WILL DURANT elucidated a subject so dry as philosophy by narrating it with the felicity of one’s grandmother weaving a fairy tale. If anybody else is to be similarly credited with success in achieving the ease and elegance of expression in a subject that does not have general appeal, it must be Fowler. Look at this vignette from his Modern English. The English speaking world may be divided into 1) Those who neither know nor care what a split infinitive is 2) Those who do not know but care very much 3) Those who know and condemn 4) Those who know and approve and 5) Those who know and distinguish.


 


Not long ago emanated the pain-alleviating news from the homeland of English that the age-old taboo on splitting the infinitive has been cast aside. The relaxation of the ban made instant nonsense of Fowler’s categorization. I felt euphoric like an East German in unified Germany for I had clearly belonged to the second category. The conundrum called the split infinitive had terrified me and split my head the precise way I once broke coconuts to appease the Goddess of Learning.

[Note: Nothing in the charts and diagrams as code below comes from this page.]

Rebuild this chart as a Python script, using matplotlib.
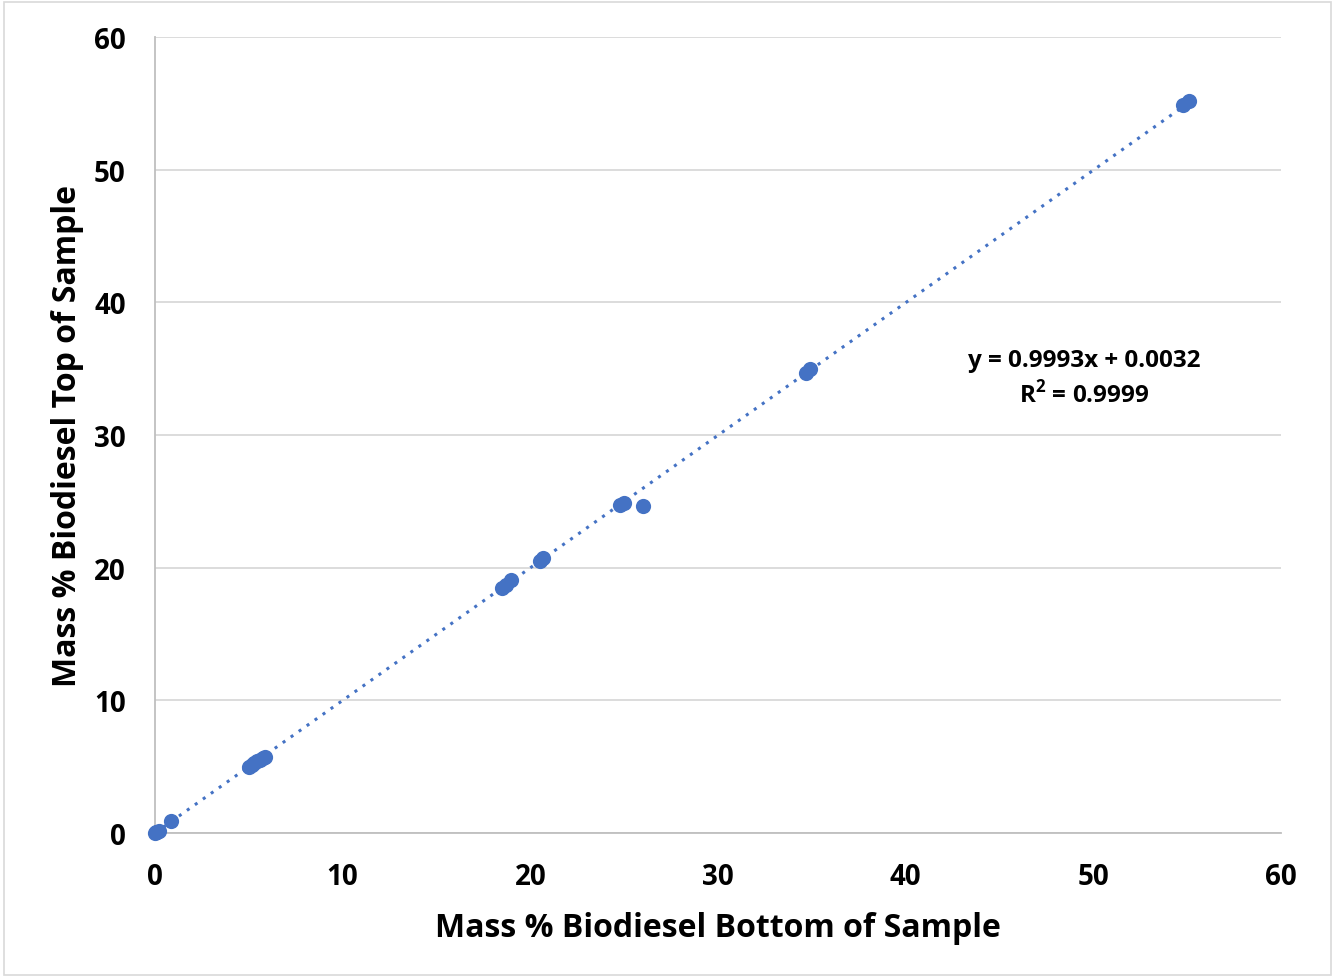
import matplotlib
matplotlib.use("Agg")
import matplotlib.pyplot as plt
import numpy as np

x_bottom = [0.0, 0.1, 0.05, 0.2, 0.85, 5.0, 5.15, 5.3, 5.45, 5.6, 5.75, 5.85,
            18.5, 18.7, 18.95, 20.5, 20.7, 24.8, 25.0, 26.0, 34.7, 34.9, 54.8, 55.1]
y_top = [0.0, 0.05, 0.1, 0.15, 0.9, 5.0, 5.15, 5.3, 5.4, 5.5, 5.65, 5.75,
         18.5, 18.7, 19.05, 20.5, 20.7, 24.75, 24.9, 24.65, 34.65, 34.95, 54.9, 55.2]
slope, intercept = 0.9993, 0.0032
eq_text = "y = 0.9993x + 0.0032\nR$^\\mathbf{2}$ = 0.9999"
xticks = [0, 10, 20, 30, 40, 50, 60]
yticks = [0, 10, 20, 30, 40, 50, 60]

plt.rcParams['font.family'] = ['Open Sans', 'DejaVu Sans']
plt.rcParams['mathtext.fontset'] = 'custom'
plt.rcParams['mathtext.bf'] = 'Open Sans:bold'
plt.rcParams['mathtext.rm'] = 'Open Sans:bold'
blue = '#4472C4'

fig = plt.figure(figsize=(13.35, 9.79), dpi=100)
ax = fig.add_axes([0.1161, 0.1481, 0.8435, 0.8131])
ax.set_xlim(0, 60)
ax.set_ylim(0, 60)

ax.scatter(x_bottom, y_top, s=120, color=blue, zorder=3, clip_on=False, linewidths=0)
xl = np.array([0, max(x_bottom)])
ax.plot(xl, slope * xl + intercept, linestyle=(0, (1, 2.2)), color=blue, lw=2.2, zorder=2)

ax.set_xticks(xticks)
ax.set_yticks(yticks)
ax.grid(axis='y', color='#D9D9D9', lw=1.3)
ax.set_axisbelow(True)
for s in ['top', 'right']:
    ax.spines[s].set_visible(False)
for s in ['left', 'bottom']:
    ax.spines[s].set_color('#BFBFBF')
    ax.spines[s].set_linewidth(1.3)
ax.tick_params(length=0, labelsize=20)
for lab in ax.get_xticklabels() + ax.get_yticklabels():
    lab.set_fontweight('bold')
ax.tick_params(axis='x', pad=21)
ax.tick_params(axis='y', pad=21)

ax.set_xlabel("Mass % Biodiesel Bottom of Sample", fontsize=23, fontweight='bold', labelpad=14)
ax.set_ylabel("Mass % Biodiesel Top of Sample", fontsize=23, fontweight='bold', labelpad=7)

ax.text(49.5, 34.3, eq_text, ha='center', va='center', fontsize=17.5, fontweight='bold',
        linespacing=1.35)

fig.patches.append(plt.Rectangle((0.003, 0.003), 0.994, 0.994, transform=fig.transFigure,
                                 fill=False, edgecolor='#D9D9D9', lw=1.2))
fig.savefig("out.png", dpi=100)
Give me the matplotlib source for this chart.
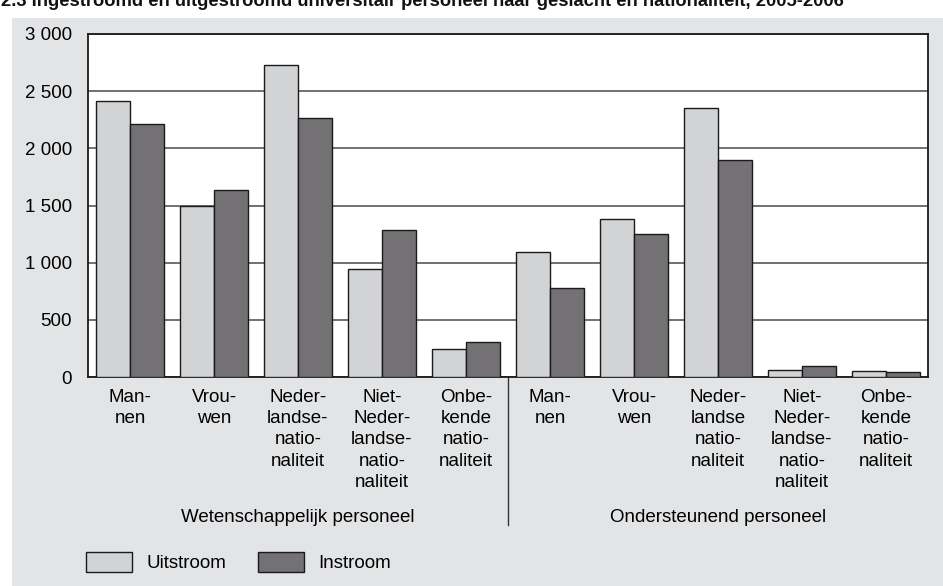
import matplotlib.pyplot as plt
import matplotlib.transforms as mtransforms
import numpy as np
from matplotlib.patches import Rectangle

plt.rcParams["font.family"] = ["Liberation Sans", "DejaVu Sans"]

title = ("2.3 Ingestroomd en uitgestroomd universitair personeel naar "
         "geslacht en nationaliteit, 2005-2006")
categories = [
    "Man-\nnen",
    "Vrou-\nwen",
    "Neder-\nlandse-\nnatio-\nnaliteit",
    "Niet-\nNeder-\nlandse-\nnatio-\nnaliteit",
    "Onbe-\nkende\nnatio-\nnaliteit",
    "Man-\nnen",
    "Vrou-\nwen",
    "Neder-\nlandse\nnatio-\nnaliteit",
    "Niet-\nNeder-\nlandse-\nnatio-\nnaliteit",
    "Onbe-\nkende\nnatio-\nnaliteit",
]
groups = ["Wetenschappelijk personeel", "Ondersteunend personeel"]
uitstroom = [2410, 1500, 2725, 945, 245, 1090, 1380, 2355, 60, 50]
instroom = [2210, 1635, 2265, 1285, 305, 780, 1250, 1895, 100, 40]
yticks = [0, 500, 1000, 1500, 2000, 2500, 3000]
ytick_labels = ["0", "500", "1 000", "1 500", "2 000", "2 500", "3 000"]

W, H = 943, 586
fs = 13.5
fig = plt.figure(figsize=(W / 100, H / 100), dpi=100)
fig.patch.set_facecolor("white")
fig.patches.append(Rectangle((12 / W, 0), 1 - 12 / W, 1 - 18 / H,
                             transform=fig.transFigure,
                             facecolor="#e3e4e6", edgecolor="none", zorder=-5))
fig.text(1 / W, 1 - 6 / H, title, fontsize=13.2, fontweight="bold",
         va="baseline", ha="left", color="#111111")

ax = fig.add_axes([88 / W, (H - 377) / H, (928 - 88) / W, (377 - 34) / H])
ax.set_zorder(2)
ax.set_facecolor("white")

x = np.arange(len(categories))
width = 0.4
bars_u = ax.bar(x - width / 2, uitstroom, width, color="#d2d3d5",
                edgecolor="#1a1a1a", linewidth=1.0, label="Uitstroom", zorder=3)
bars_i = ax.bar(x + width / 2, instroom, width, color="#737174",
                edgecolor="#1a1a1a", linewidth=1.0, label="Instroom", zorder=3)

ax.set_xlim(-0.5, len(categories) - 0.5)
ax.set_ylim(0, 3000)
ax.set_yticks(yticks, ytick_labels, fontsize=fs)
ax.set_xticks(x, categories, fontsize=fs, linespacing=1.33)
ax.tick_params(axis="x", length=0, pad=8.5)
ax.tick_params(axis="y", length=0, pad=11.5)
ax.grid(axis="y", color="#4a4a4a", linewidth=1.1, zorder=1)
ax.set_axisbelow(True)
for side in ax.spines.values():
    side.set_linewidth(1.3)
    side.set_color("#1a1a1a")

trans = mtransforms.blended_transform_factory(ax.transData, ax.transAxes)
ax.plot([4.5, 4.5], [0, -0.431], transform=trans, color="#333333",
        linewidth=1.0, clip_on=False)
ax.text(2, -0.411, groups[0], transform=trans, ha="center", va="center",
        fontsize=fs)
ax.text(7, -0.411, groups[1], transform=trans, ha="center", va="center",
        fontsize=fs)

fig.legend(handles=[bars_u, bars_i], loc="lower left",
           bbox_to_anchor=(86 / W, (H - 572) / H), ncol=2, frameon=False,
           fontsize=fs, handlelength=2.45, handleheight=1.25,
           handletextpad=0.75, columnspacing=1.7, borderpad=0,
           borderaxespad=0)

fig.savefig("out.png", dpi=100)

The carte blanche meant an instant elevation from my plebeian status. This personal aggrandizement of being catapulted to a higher rung in the linguistic evolutionary ladder notwithstanding, I somehow felt that the announcement had a populist undercurrent. It was even reminiscent of the Indian situation where unauthorized layouts are allowed to mushroom before regularizing them in an election year by vote-seeking politicians. Cynics might jump to read meaning into the regularization of the practice of splitting the infinitive and dub it as an attempt to perpetuate the linguistic hegemony of the inheritors of the legacy of the former East India Company.


 


Even the more recent development of the Oxford English Dictionary inviting readers from all over the world similarly offers scope to taste it with a pinch of salt. All said and done, I still feel the only way of nurturing a language is to adopt a liberal approach and borrow from other languages. Just as urbanization of a region necessarily involves participation of people from elsewhere, a growing city has its attendant problems, particularly those related to slums and pollution. If you want tranquillity, go to countryside and breathe its fresh air. Read Sanskrit which has all its pristine purity and unassailable virginity.